Das Georgiana nicht die gleichen Rechte zustehen, wird spätestens deutlich, als sie eine Liebesbeziehung mit dem jungen Politiker Charles Grey (Dominic Cooper) beginnt, welche sie auch offensiv gegenüber ihrem Ehemann einfordert. In dieser Verbindung werden die modernen Strömungen des sich befreienden Bürgertums deutlich. Grey , der in die Herzogin schon lange verliebt ist, will sich nicht den Klassengrenzen beugen und kämpft offen um sie, aber die realen Machtverhältnisse machen ihnen das Leben schwer.

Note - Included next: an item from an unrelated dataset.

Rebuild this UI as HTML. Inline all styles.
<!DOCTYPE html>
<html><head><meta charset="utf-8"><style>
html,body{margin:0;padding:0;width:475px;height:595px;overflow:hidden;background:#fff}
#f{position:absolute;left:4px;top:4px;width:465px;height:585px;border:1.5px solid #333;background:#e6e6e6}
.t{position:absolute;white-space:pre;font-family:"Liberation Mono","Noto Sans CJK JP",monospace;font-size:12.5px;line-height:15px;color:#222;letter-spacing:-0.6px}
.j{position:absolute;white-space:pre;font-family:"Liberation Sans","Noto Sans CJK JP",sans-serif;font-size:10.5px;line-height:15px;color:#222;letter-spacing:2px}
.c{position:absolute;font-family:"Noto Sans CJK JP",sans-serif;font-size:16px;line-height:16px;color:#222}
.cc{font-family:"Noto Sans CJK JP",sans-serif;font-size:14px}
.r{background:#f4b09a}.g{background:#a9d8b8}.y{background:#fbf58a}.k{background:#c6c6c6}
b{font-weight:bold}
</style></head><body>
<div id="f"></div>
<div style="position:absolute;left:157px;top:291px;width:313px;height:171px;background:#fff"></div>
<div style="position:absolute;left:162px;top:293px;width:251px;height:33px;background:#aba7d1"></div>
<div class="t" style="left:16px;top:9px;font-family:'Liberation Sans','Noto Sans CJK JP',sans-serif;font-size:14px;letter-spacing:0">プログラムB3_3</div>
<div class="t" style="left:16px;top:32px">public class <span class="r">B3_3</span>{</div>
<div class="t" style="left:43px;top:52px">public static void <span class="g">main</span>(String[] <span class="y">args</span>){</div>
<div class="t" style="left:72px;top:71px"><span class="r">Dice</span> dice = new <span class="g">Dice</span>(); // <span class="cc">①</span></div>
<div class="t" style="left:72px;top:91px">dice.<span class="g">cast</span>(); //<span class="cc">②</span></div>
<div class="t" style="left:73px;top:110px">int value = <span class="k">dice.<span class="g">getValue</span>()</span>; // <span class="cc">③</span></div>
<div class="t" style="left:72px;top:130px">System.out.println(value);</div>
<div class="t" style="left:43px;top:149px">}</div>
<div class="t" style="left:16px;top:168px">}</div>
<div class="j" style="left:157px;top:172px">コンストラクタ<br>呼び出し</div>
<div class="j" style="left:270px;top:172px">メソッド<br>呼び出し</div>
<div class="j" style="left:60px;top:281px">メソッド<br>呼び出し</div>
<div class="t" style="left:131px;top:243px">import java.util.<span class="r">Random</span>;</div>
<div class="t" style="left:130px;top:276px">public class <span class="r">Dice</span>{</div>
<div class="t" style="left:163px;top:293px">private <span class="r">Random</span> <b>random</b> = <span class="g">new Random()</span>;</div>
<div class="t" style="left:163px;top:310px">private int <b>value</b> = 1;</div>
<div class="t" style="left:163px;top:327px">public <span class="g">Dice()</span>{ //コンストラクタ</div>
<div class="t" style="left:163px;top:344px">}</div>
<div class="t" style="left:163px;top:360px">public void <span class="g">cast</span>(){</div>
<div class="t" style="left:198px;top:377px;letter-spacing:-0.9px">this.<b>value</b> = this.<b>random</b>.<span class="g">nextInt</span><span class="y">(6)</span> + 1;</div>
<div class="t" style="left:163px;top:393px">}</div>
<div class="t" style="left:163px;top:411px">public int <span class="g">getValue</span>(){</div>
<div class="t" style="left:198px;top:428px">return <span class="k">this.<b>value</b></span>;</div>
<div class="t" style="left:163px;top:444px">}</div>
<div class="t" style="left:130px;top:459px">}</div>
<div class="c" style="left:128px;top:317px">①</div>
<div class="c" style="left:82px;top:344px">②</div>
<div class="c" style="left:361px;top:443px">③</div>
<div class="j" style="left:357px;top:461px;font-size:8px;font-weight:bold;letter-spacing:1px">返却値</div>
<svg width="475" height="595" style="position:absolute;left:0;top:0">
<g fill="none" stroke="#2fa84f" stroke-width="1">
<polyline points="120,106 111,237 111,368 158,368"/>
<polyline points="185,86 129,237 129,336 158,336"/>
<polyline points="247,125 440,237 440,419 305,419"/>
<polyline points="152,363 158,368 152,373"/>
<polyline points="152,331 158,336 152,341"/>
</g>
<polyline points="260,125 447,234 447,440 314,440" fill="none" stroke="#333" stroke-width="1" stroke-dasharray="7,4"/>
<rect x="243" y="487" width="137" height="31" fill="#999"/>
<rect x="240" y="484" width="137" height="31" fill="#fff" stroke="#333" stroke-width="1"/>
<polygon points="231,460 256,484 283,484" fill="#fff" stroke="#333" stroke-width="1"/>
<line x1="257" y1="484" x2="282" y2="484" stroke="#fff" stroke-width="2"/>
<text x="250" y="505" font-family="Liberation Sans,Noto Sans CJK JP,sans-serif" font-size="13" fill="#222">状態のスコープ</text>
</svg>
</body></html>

So emotional bewegend das Schicksal der Herzogin ist, die sich politisch engagiert und auch in Künstlerkreisen einflussreich und beliebt ist, so bekannt ist auch der Fakt, dass diese Freiheiten nur mit strenger Selbstdisziplin erkauft werden können. In dem Moment, in dem sie sich gegen ihre gesellschaftlich vorgeschriebene Rolle entscheidet, verliert sie jeglichen Einfluss, von materiellen und familiären Konsequenzen ganz abgesehen. Keira Knightley spielt die Herzogin mit der richtigen Mischung aus einem Bewusstsein über die eigene anerzogene Rolle und einem romantischen Unabhängikeitswillen, der ihr die Sympathien des Publikum einbringt.
Doch das alles ist trotz des Unterhaltungswertes und der allgemein sehr guten Darstellerleistungen weder neu noch überraschend inszeniert. Leider konzentriert sich auch die Filmvermarktung auf die unglückliche Liebe zwischen dem zukünftigen englischen Premierminister und der Herzogin, was übersehen lässt, dass erst Ralph Fiennes' Spiel den Film über gängige Kostümfilmware mit realem Hintergrund hinaus hebt.

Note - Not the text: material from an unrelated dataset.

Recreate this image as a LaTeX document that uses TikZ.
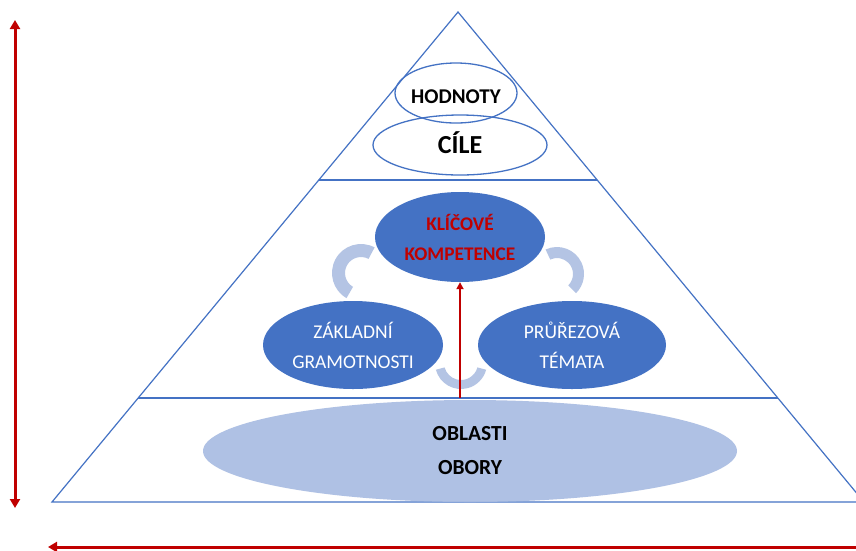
\documentclass[tikz,border=0pt]{standalone}
\usepackage{fontspec}
\setmainfont{Carlito}
\usetikzlibrary{shapes.geometric,arrows.meta,calc}
\definecolor{triblue}{HTML}{4472C4}
\definecolor{ellblue}{HTML}{4472C4}
\definecolor{lightfill}{HTML}{A9BCE2}
\definecolor{arcblue}{HTML}{B4C4E4}
\definecolor{darkred}{HTML}{C00000}
\begin{document}
\begin{tikzpicture}[x=1pt,y=-1pt,
  outl/.style={ellipse,draw=triblue,line width=1.3pt,inner sep=0pt},
  toplabel/.style={anchor=base,inner sep=0pt,text=black},
  filledell/.style={ellipse,fill=ellblue,inner sep=0pt,text=white,align=center},
  tri/.style={draw=triblue,line width=1.2pt},
  redarrow/.style={draw=darkred,line width=3pt,-{Triangle[width=10pt,length=9pt]}},
  band/.style={fill=arcblue}]
\useasboundingbox (0,0) rectangle (856,550);
\fill[white] (0,0) rectangle (856,550);
% triangle
\coordinate (apex) at (458,12);
\coordinate (bl) at (52,502);
\coordinate (br) at (864,502);
\coordinate (l1) at (318.8,180);
\coordinate (r1) at (597.2,180);
\coordinate (l2) at (138.2,398);
\coordinate (r2) at (777.8,398);
\draw[tri,line join=miter] (apex) -- (bl) -- (br) -- cycle;
\draw[tri] (l1) -- (r1);
\draw[tri] (l2) -- (r2);
% bottom ellipse
\node[ellipse,fill=lightfill,fill opacity=0.92,text opacity=1,inner sep=0pt,minimum width=534pt,minimum height=102pt,align=center,font=\bfseries\fontsize{21.5}{34}\selectfont] (oo) at (470,451) {OBLASTI\\OBORY};
% top ellipses
\node[outl,minimum width=122pt,minimum height=60pt] (hod) at (456,93) {};
\node[toplabel,font=\bfseries\fontsize{21}{24}\selectfont] (hodt) at (456,103.8) {HODNOTY};
\node[outl,minimum width=174pt,minimum height=60pt] (cile) at (460,145) {};
\node[toplabel,font=\bfseries\fontsize{26}{30}\selectfont] (cilet) at (460,153.9) {CÍLE};
% middle ellipses
\node[filledell,text=darkred,minimum width=170pt,minimum height=90pt,font=\bfseries\fontsize{19.3}{30}\selectfont] (kk) at (460,237) {KLÍČOVÉ\\KOMPETENCE};
\node[filledell,minimum width=180pt,minimum height=88pt,font=\fontsize{19.5}{30}\selectfont] (zg) at (353,345) {ZÁKLADNÍ\\GRAMOTNOSTI};
\node[filledell,minimum width=188pt,minimum height=88pt,font=\fontsize{19.5}{30}\selectfont] (pt) at (572,345) {PRŮŘEZOVÁ\\TÉMATA};
% curved bands
\coordinate (cl) at (361,273);
\coordinate (cr) at (557,274);
\coordinate (cb) at (461,363);
\fill[band] (cl) ++(-62:29) arc[start angle=-62,end angle=-240,radius=29] -- ($(cl)+(-240:16)$) arc[start angle=-240,end angle=-62,radius=16] -- cycle;
\fill[band] (cr) ++(-115:27) arc[start angle=-115,end angle=45,radius=27] -- ($(cr)+(45:16)$) arc[start angle=45,end angle=-115,radius=16] -- cycle;
\fill[band] (cb) ++(165:26) arc[start angle=165,end angle=15,radius=26] -- ($(cb)+(15:17)$) arc[start angle=15,end angle=165,radius=17] -- cycle;
% middle red arrow
\coordinate (mid0) at (460,398);
\draw[draw=darkred,line width=2pt,-{Triangle[width=7pt,length=7pt]}] (mid0) -- (kk.south);
% outer arrows
\coordinate (vt) at (15,20);
\coordinate (vb) at (15,508);
\draw[draw=darkred,line width=3pt,{Triangle[width=10pt,length=9pt]}-{Triangle[width=10pt,length=9pt]}] (vt) -- (vb);
\coordinate (hr) at (870,547);
\coordinate (hl) at (48,547);
\draw[redarrow] (hr) -- (hl);
\end{tikzpicture}
\end{document}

Seine sehr reduzierte Darstellung des mächtigen Fürsten lässt ohne Anbiederung die Zwänge erkennen, welche ihm aufgelegt sind und die weit über die übliche Interpretation hinausgehen, dass nur die Aussendarstellung stimmen muss, während man im stillen Kämmerlein machen kann, was man will. Dabei riskiert Fiennes in seinem Spiel, als Unsymphat durchzugehen, denn ihm fehlt als Herzog der freundliche und soziale Umgangston seiner Gattin. Stattdessen greift er immer wieder zu radikalen Methoden, seine geerbten und durch die hohe gesellschaftliche Stellung verliehenen Rechte durchzusetzen, und macht dabei weder vor Drohungen noch Gewalt halt. Das lässt lange Zeit übersehen, dass in ihm ein gütiger, manchmal sogar liebevoller Mensch steckt, der selbst sein eigener Gefangener ist. Man spürt dabei sein inneres Leiden, ohne dass er Mitleid damit erzeugt.

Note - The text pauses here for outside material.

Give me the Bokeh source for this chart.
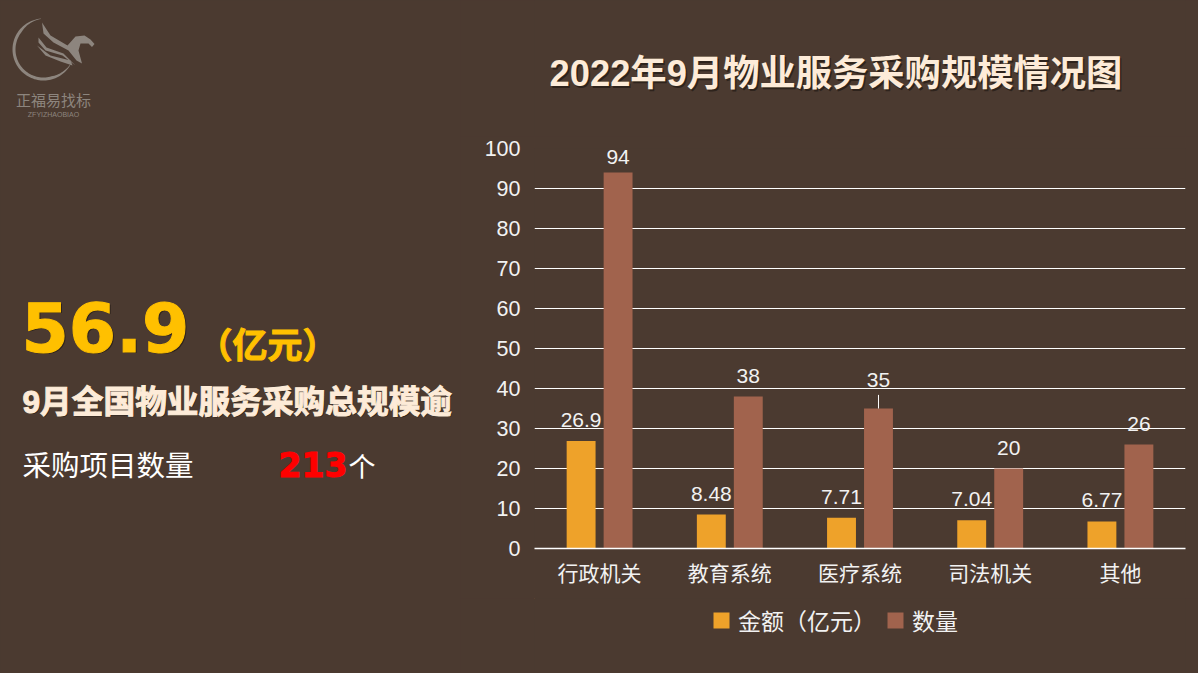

Während das Publikum ganz automatisch auf der Seite der Frau ist, die (aus heutiger Sicht zu Unrecht) am Ausleben eigener Wünsche gehindert wird, gelingt es dem Film über seine gesamte Laufzeit eine Art Gleichgewicht zwischen Mann und Frau herzustellen, die sich nicht in billigen Effekten verliert. Denn Ralph Fiennes mutiert keineswegs zu einem äußerlich freundlicheren Menschen, doch man erkennt zunehmend, dass er - innerhalb des eigenen durch Erziehung und Erwartung an seine Position begrenzten Spielraums - großzügig ist. Wirkt seine Forderung an Georgiana, seine uneheliche Tochter zu erziehen, im ersten Moment als grobe Ungerechtigkeit, erweist sie sich letzlich als human, denn es war keineswegs selbstverständlich, dass sich ein Fürst überhaupt einem unehelichen Kind annahm. Diese Fairness zieht sich durch die gesamte Handlung, indem der Herzog den Beteiligten, auch wenn diese sich aus seiner Sicht grob fahrlässig verhielten, immer eine Chance zur Korrektur einräumt. Aus heutiger Sicht mag das vordergründig ungerecht bleiben, da hier eine Person über das Schicksal Vieler bestimmt, aber dem Film gelingt es, ein Zeitgemälde zu entwerfen, das die gegenseitigen Abhängigkeiten deutlich werden lässt und auf billige Schuldzuweisungen verzichtet.
Trotz tragischer Details vermittelt "Die Herzogin" damit Optimismus und eine Aufbruchstimmung, die in eine neue Zukunft verweist, und auch wenn es zu befürchten ist, dass angesichts der prächtigen Kulisse und den äußerlichen Liebesreigen die sensible Darstellung der gegenseitigen Abhängigkeiten übersehen wird, so weist gerade dieses Element in die heutige Gegenwart (8/10).